I worked for Congress for 6 years, and here's what I learned about how they listen to constituents.  First, tweeting or writing on Facebook is largely ineffective. I never looked at those comments except to remove the harassing ones.  Second, writing a letter to the district office (state) is better than sending an email or writing a letter to DC.  But, the most effective thing is to actually call them on the phone. At their district (state) office. They have to talk to you there.  

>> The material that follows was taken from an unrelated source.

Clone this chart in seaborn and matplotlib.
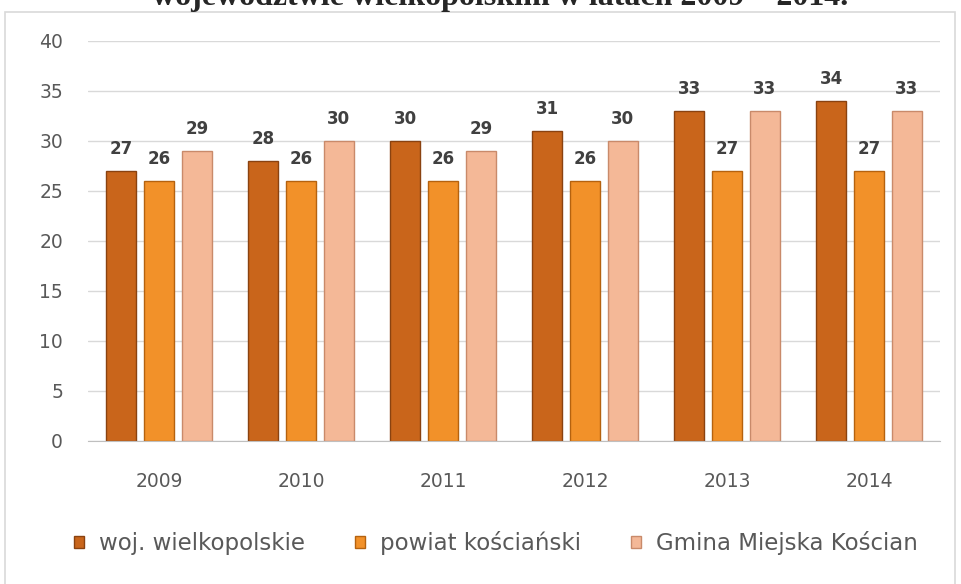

We repped half a million people, it was impossible to read and respond personally to all letters. Impossible.  This was something in particular that I cared about as a staffer and worked very hard on, but the sheer volume of emails is overwhelming.  So, we batched them with computer algorithms and sent out form letters based on topic and position. Regardless of method received.  But, phone calls! That was a thing that shook up our office from time. One time, a radio host gave out our district office phone # on air.  He was against our immigration policy and told our constituents to call. And they did. All. Day. Long. All I did all day was answer phones.  It was exhausting and you can bet my bosses heard about it. We had discussions because of that call to action.  If we started getting a pattern of calls, I called up our DC office and asked if they were getting the same calls and we talked.  Also, recognize that your letters and your emails get seen by staffers, just like your phone calls get answered. That's the way of it.  

If you want to talk to your rep, show up at town hall meetings. Get a huge group that they can't ignore. Pack that place and ask questions.  We held town halls consistently that fewer than 50 people showed up for. And it was always the same people. So, shake it up.

As always, please be kind but firm with those staffers. They will listen and talk to you. I always, always did.  If you run an advocacy group, invite local staffers to show up to your events. Let them talk to people you work with and set up meetings.  I loved getting out of my office and meeting with advocates in immigration, healthcare, education, science, and every type of work.  Invite staffers on "field trips" and show them what it's like in your communities. Show them the work you are doing. It works.

Are you noticing a pattern here? The staff are the ones who run the ground game for Congress. Work on helping them understand and learn.  Because, if the staff knows you, when they have a question about a piece of legislation or amendment, they will be the one you call.

And, that's the best I've got for you now. I hope it helps.  Use your resources the best way you can and get their attention.